Не следует, конечно, забывать о качественном отличии мистического опыта Дао и опыта предметного. Любовь к Дао - выше «любви к искусству». Мастер Сюэ Дянь начал свою книгу о кулачном искусстве, изданную в 20-х годах нашего столетия, с Празговора о различиях между «воинским искусством» и «искусством Дао». «Те, кто упражняются в воинском искусстве, - писал Сюэ Дянь, - заботится о позах и уповают на физическую силу. Те, кто постигают искусство Дао, заботятся о питании энергии и поддержании духа, движения свои направляют волей, а раскрытия силы достигают через дух .» Нередко в китайской литературе встречается даже противопоставление кулачного искусства и подлинного мастерства - гунфу. Существует даже старинная поговорка, гласящая: «все кулачные приемы не стоят одного гунфу».

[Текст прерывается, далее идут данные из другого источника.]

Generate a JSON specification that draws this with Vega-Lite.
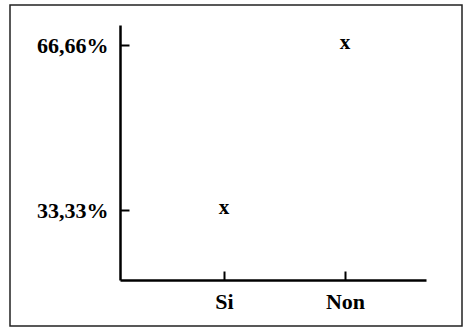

Главный смысл занятий «кулачным искусством»для даосов состоит в достижении личного бессмертия в вечной жизни школы. Доступно это лишь тому, кто взрастил в себе «добродетель» (дэ) каковая у даосов обозначает не просто соблюдение норм морали, но обретение в себе «полноты жизненных свойств», постижение внутреннего совершенства вещей. Поэтому человек, обладающий дэ, излучает несокрушимую мощь жизни, всегда и всюду привлекает к себе людей, заставляет их быть послушными его воле, но он воздействует на мир, не обнаруживает себя: человек дэ, говорили древние даосы, не требует от других поклонения, а люди чтут его, не доказывает свою правоту, а ему все верят, не угрожает другим, а люди держатся с ним любезно и т.д.; возможно же такое потому, что в дэ человекдостигает предела своего существования и, погружаясь в поток творческого обновления мира, входит в интимное соприкосновение с другими жизнями.

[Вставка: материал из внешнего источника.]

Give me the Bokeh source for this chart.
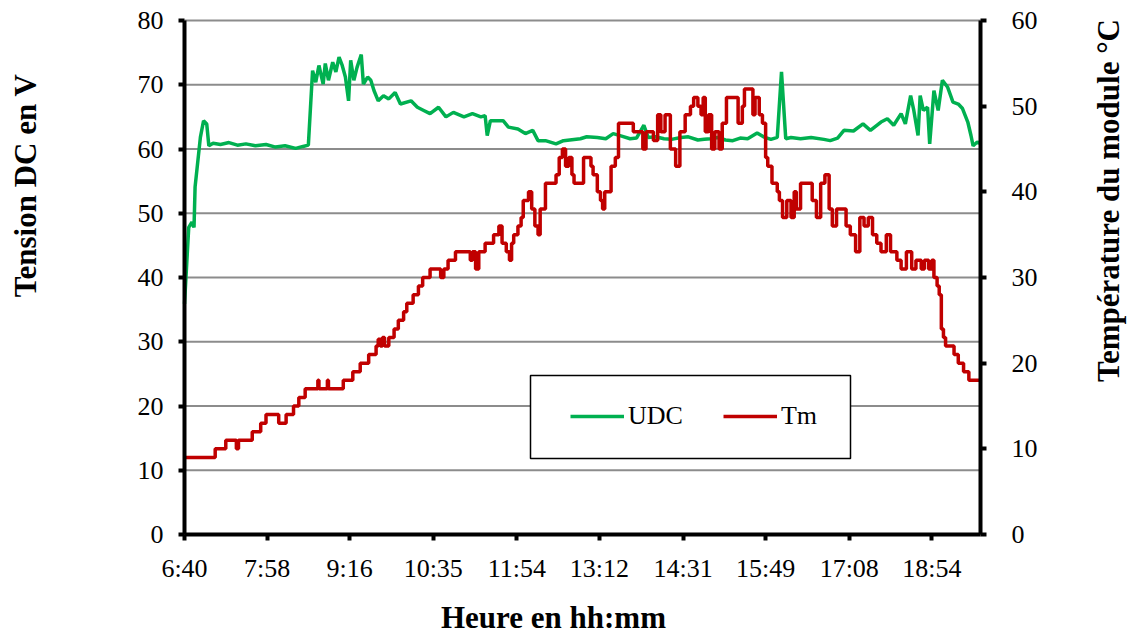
import math
from bokeh.plotting import figure
from bokeh.models import (Range1d, LinearAxis, FixedTicker, Legend, LegendItem, Label,
                          BoxAnnotation)
from bokeh.embed import file_html
from bokeh.resources import INLINE

# ---------------- data ----------------
# time in minutes after 6:40 (category-like axis, ticks every ~78.5 min)
tick_minutes = [0, 78, 156, 235, 314, 392, 471, 549, 628, 706]
tick_labels = ["6:40", "7:58", "9:16", "10:35", "11:54", "13:12", "14:31", "15:49", "17:08", "18:54"]
t_end = 752

udc_t = [0, 4, 7, 9, 10, 15, 18, 21, 23, 27, 34, 42, 50, 58, 67, 77, 86, 95, 105, 112, 117,
         121, 124, 127, 131, 133, 136, 140, 143, 146, 149, 152, 155, 157, 160, 163, 167, 169,
         173, 176, 179, 183, 188, 193, 199, 204, 214, 220, 226, 232, 240, 247, 254, 264, 272,
         280, 284, 286, 289, 301, 306, 315, 322, 329, 334, 341, 351, 358, 374, 380, 390, 398,
         405, 413, 421, 427, 434, 438, 445, 453, 460, 469, 476, 485, 491, 497, 504, 511, 518,
         525, 532, 541, 547, 554, 560, 564, 568, 573, 582, 592, 604, 610, 617, 623, 632, 641,
         648, 658, 664, 670, 677, 681, 686, 689, 693, 695, 698, 702, 704, 708, 712, 716, 721,
         726, 731, 735, 740, 743, 745, 749, 752]
udc = [35.9, 47.8, 48.6, 47.8, 54.1, 61.8, 64.4, 63.9, 60.5, 60.9, 60.7, 61.0, 60.6, 60.8,
       60.5, 60.7, 60.3, 60.5, 60.1, 60.4, 60.6,
       72.2, 70.4, 73.0, 70.1, 73.3, 70.7, 73.5, 72.0, 74.3, 73.0, 71.2, 67.5, 73.8, 70.7,
       72.7, 74.7, 70.1,
       71.2, 70.7, 69.1, 67.5, 68.3, 67.8, 68.8, 67.0, 67.5, 66.5, 66.0, 65.5, 66.5, 65.0,
       65.7, 65.0, 65.5,
       65.0, 65.2, 62.1, 64.4, 64.4, 63.4, 63.1, 62.4, 62.9, 61.3, 61.3, 60.8, 61.3, 61.6,
       61.9, 61.8, 61.6,
       62.4, 62.0, 61.6, 61.7, 63.7, 61.8, 61.9, 61.6, 61.5, 61.8, 61.9, 61.4, 61.5, 61.6,
       61.8, 61.4, 61.3,
       61.7, 61.6, 62.5, 61.9, 61.5, 61.8, 72.0, 61.6, 61.8, 61.6, 61.8, 61.5, 61.3, 61.7,
       62.9, 62.8, 63.9,
       62.9, 64.2, 64.7, 63.7, 65.5, 63.9, 68.3, 66.0, 62.1, 68.3, 66.0, 66.5, 60.8, 69.1,
       66.0, 70.7, 69.6,
       67.3, 67.0, 66.3, 64.2, 62.1, 60.5, 61.1, 60.8]

tm_t = [0, 29, 39, 49, 51, 64, 72, 77, 89, 96, 103, 108, 114, 126, 127, 135, 136, 150, 159,
        166, 174, 181, 183, 185, 187, 189, 193, 198, 202, 207, 210, 216, 221, 225, 232, 242,
        245, 249, 256, 270, 272, 275, 278, 284, 292, 297, 300, 304, 307, 309, 311, 315, 318,
        320, 325, 328, 331, 334, 336, 341, 351, 354, 357, 360, 363, 366, 368, 377, 384, 386,
        390, 393, 395, 397, 403, 407, 410, 424, 433, 436, 443, 447, 450, 454, 459, 464, 468,
        473, 478, 481, 485, 488, 490, 492, 495, 498, 501, 505, 508, 512, 523, 527, 529, 537,
        539, 543, 546, 549, 551, 555, 560, 562, 565, 569, 573, 576, 578, 582, 593, 597, 601,
        605, 609, 612, 616, 625, 629, 634, 638, 642, 646, 650, 654, 658, 663, 667, 673, 677,
        682, 687, 691, 696, 699, 703, 706, 708, 711, 713, 715, 717, 719, 727, 731, 736, 741,
        752]
tm = [9, 10, 11, 10, 11, 12, 13, 14, 13, 14, 15, 16, 17, 18, 17, 18, 17, 18, 19,
      20, 21, 22, 22.8, 22, 23, 22, 23, 24, 25, 26, 27, 28, 29, 30, 31, 30,
      31, 32, 33, 32, 33, 31, 33, 34, 35, 36, 34, 33, 32, 34, 35, 36, 37,
      39, 40, 38, 36, 35, 38, 41, 42, 44, 45, 43, 44, 42, 41, 44, 43, 42,
      40, 39, 38, 40, 43, 44, 48, 47, 45, 47, 46, 49, 47, 49, 45, 43, 47,
      49, 50, 51, 50, 49, 51, 47, 49, 45, 47, 45, 48, 51, 48, 50, 52, 49,
      51, 49, 48, 44, 43, 41, 40, 39, 37, 39, 37, 40, 38, 41, 39, 37, 41,
      42, 38, 36, 38, 36, 35, 33, 37, 36, 37, 35, 34, 33, 35, 33, 32, 31,
      33, 31, 32, 31, 32, 31, 32, 30, 29, 28, 24, 23, 22, 21, 20, 19, 18,
      18]

left_ticks = [0, 10, 20, 30, 40, 50, 60, 70, 80]
right_ticks = [0, 10, 20, 30, 40, 50, 60]

y_left_title = "Tension DC en V"
y_right_title = "Température du module °C"
x_title = "Heure en hh:mm"

# ---------------- layout (pixels) ----------------
W, H = 1134, 637
FL, FR, FT, FB = 184, 980, 20, 534          # plot-area edges on the canvas
V_MAX, T_MAX = left_ticks[-1], right_ticks[-1]
ppx = (FR - FL) / t_end
ppv = (FB - FT) / V_MAX
ppt = (FB - FT) / T_MAX

SERIF = "Liberation Serif"
GREEN = "#00B050"
RED = "#C00000"

# the frame covers the whole canvas; axes are pinned at the plot-area edges
p = figure(width=W, height=H, output_backend="svg", toolbar_location=None,
           x_range=Range1d(-FL / ppx, t_end + (W - FR) / ppx),
           y_range=Range1d(-(H - FB) / ppv, V_MAX + FT / ppv),
           min_border=0, min_border_left=0, min_border_right=0,
           min_border_top=0, min_border_bottom=0,
           x_axis_location=None, y_axis_location=None)
p.outline_line_color = None
p.background_fill_color = "white"
p.border_fill_color = "white"
p.extra_y_ranges = {"temp": Range1d(-(H - FB) / ppt, T_MAX + FT / ppt)}
p.xgrid.visible = False
p.ygrid.visible = False

# horizontal grid lines at the left-axis ticks, spanning the plot area
p.segment(x0=[0] * len(left_ticks), x1=[t_end] * len(left_ticks),
          y0=left_ticks, y1=left_ticks, line_color="#8c8c8c", line_width=2)

def style_axis(ax, standoff):
    ax.axis_line_width = 4
    ax.axis_line_color = "black"
    ax.major_tick_line_width = 4
    ax.major_tick_line_color = "black"
    ax.major_tick_out = 6
    ax.major_tick_in = 0
    ax.minor_tick_line_color = None
    ax.major_label_text_font = SERIF
    ax.major_label_text_font_size = "26px"
    ax.major_label_text_color = "black"
    ax.major_label_standoff = standoff

# series
g = p.line(udc_t, udc, line_color=GREEN, line_width=3.5)
r = p.step(tm_t, tm, mode="after", line_color=RED, line_width=3.5, y_range_name="temp")

yl = LinearAxis(ticker=FixedTicker(ticks=left_ticks), fixed_location=0, bounds=(0, V_MAX))
style_axis(yl, 15)
p.add_layout(yl, "left")

yr = LinearAxis(y_range_name="temp", ticker=FixedTicker(ticks=right_ticks),
                fixed_location=t_end, bounds=(0, T_MAX))
style_axis(yr, 25)
p.add_layout(yr, "right")

xb = LinearAxis(ticker=FixedTicker(ticks=tick_minutes), fixed_location=0, bounds=(0, t_end))
style_axis(xb, 13)
xb.major_label_overrides = {t: l for t, l in zip(tick_minutes, tick_labels)}
p.add_layout(xb, "below")

# axis titles (screen px from the canvas bottom-left corner)
def title(text, x, y, angle):
    p.add_layout(Label(text=text, x=x, y=y, x_units="screen", y_units="screen",
                       angle=angle, text_align="center", text_baseline="middle",
                       text_font=SERIF, text_font_size="31px", text_font_style="bold",
                       text_color="black"))

title(y_left_title, 25, H - 185, math.pi / 2)
title(y_right_title, 1108, H - 200, math.pi / 2)
title(x_title, 553, H - 617, 0)

# legend frame (white box with black border) and the legend entries on top of it
p.add_layout(BoxAnnotation(left=530, right=850, bottom=H - 458, top=H - 375,
                           left_units="screen", right_units="screen",
                           bottom_units="screen", top_units="screen",
                           fill_color="white", fill_alpha=1.0,
                           line_color="black", line_width=1.5, line_alpha=1.0))

legend = Legend(items=[LegendItem(label="UDC", renderers=[g]),
                       LegendItem(label="Tm", renderers=[r])],
                orientation="horizontal", location=(570, H - 431),
                glyph_width=54, glyph_height=20, label_standoff=4, spacing=40,
                padding=0, margin=0,
                label_text_font=SERIF, label_text_font_size="26px",
                label_text_color="black",
                border_line_color=None,
                background_fill_color="white", background_fill_alpha=0.0)
p.add_layout(legend, "center")

open("out.html", "w").write(file_html(p, INLINE))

Теперь уже не будет удивительным узнать, что в даосских школах «кулачного искусства» традиция осмыслялась как воспроизведение космического процесса творения. Последний в категориях даосской мысли означал круговое движение от первичного хаоса Единого ци к вторичному хаосу неисчерпаемой конкретности бытия, каковой является, в сущности, символом полноты человеческого присутствия в мире. Ибо бесконечно разнообразный мир и есть мир подлинно человечный. Первичный Хаос отождествлялся в даосизме с Беспредельным (уцзы), вторичный Хаос - с Великим Пределом (тайцзы). В практике даосского ушу Беспредельное воплощается в исходной стойке, Великий Предел - в комплексе нормативных движений, символизирующих полноту бытия.

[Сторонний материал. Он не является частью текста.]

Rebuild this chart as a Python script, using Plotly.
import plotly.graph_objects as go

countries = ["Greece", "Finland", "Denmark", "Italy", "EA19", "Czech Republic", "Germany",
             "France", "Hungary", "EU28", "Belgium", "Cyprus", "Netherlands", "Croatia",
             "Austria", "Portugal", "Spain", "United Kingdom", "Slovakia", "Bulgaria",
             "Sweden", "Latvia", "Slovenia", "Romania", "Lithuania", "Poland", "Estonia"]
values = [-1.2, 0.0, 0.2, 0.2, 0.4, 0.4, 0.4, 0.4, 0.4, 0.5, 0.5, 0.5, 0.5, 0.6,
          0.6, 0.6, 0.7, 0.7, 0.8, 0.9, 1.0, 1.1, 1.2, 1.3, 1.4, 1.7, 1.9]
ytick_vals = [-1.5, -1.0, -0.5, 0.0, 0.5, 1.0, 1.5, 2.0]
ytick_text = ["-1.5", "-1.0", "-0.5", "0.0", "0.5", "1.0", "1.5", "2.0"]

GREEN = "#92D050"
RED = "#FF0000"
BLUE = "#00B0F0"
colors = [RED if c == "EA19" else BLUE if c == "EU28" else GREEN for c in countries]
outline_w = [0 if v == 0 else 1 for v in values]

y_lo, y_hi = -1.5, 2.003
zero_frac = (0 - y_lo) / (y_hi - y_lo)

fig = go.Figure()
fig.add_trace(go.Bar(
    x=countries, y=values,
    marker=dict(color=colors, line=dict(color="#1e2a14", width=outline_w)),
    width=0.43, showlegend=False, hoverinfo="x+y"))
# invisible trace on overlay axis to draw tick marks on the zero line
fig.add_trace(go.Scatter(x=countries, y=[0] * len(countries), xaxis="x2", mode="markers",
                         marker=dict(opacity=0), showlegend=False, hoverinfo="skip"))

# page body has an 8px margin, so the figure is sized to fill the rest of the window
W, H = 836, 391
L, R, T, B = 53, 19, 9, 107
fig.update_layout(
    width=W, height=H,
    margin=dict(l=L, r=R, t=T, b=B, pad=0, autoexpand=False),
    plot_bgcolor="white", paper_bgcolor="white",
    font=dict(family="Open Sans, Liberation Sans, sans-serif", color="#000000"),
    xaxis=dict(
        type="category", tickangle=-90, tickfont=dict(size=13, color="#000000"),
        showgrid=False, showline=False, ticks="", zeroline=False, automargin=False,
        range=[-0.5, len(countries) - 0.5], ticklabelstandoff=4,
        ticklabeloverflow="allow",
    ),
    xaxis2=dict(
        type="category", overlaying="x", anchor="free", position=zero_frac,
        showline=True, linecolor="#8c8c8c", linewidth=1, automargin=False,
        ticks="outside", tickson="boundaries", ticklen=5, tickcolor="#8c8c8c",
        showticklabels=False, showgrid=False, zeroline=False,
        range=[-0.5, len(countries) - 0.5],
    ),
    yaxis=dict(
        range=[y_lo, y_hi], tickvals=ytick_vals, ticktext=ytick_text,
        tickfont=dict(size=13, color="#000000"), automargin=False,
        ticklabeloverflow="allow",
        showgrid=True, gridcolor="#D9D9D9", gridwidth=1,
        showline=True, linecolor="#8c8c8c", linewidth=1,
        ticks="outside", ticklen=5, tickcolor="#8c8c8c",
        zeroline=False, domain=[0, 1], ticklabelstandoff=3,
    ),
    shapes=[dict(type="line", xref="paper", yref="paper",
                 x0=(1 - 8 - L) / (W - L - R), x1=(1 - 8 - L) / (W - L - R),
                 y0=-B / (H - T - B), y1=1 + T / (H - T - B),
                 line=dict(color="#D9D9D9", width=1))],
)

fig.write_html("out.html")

Как следствие, основу технического арсенала даосских школ ушу составляет определенным образом стилизованные или, лучше сказать, некие типовые движения - знаки одухотворенно-возвышенной, наполненной сознанием жизни. Усваивая эти нормативные движения, ученик перенимает символизируемые ими качества энергии и постепенно вживается, «врастает» в матрицу вселенских метаморфоз. Такое обучение имело и очевидную воспитательную ценность: оно неуклонно взбадривало сознание учащегося, повышало его чувствительность и в конце концов делало его восприимчивым к до-сущей, «прежденебесной» реальности мира. Способность жить самим предчувствием жизни, знать «семена вещей» или, говоря словами Чжуан-цзы, «быть таким, каким еще не бывал», и составляла секрет «внутреннего достижения» (гунфу) даосских мастеров кулачного искусства.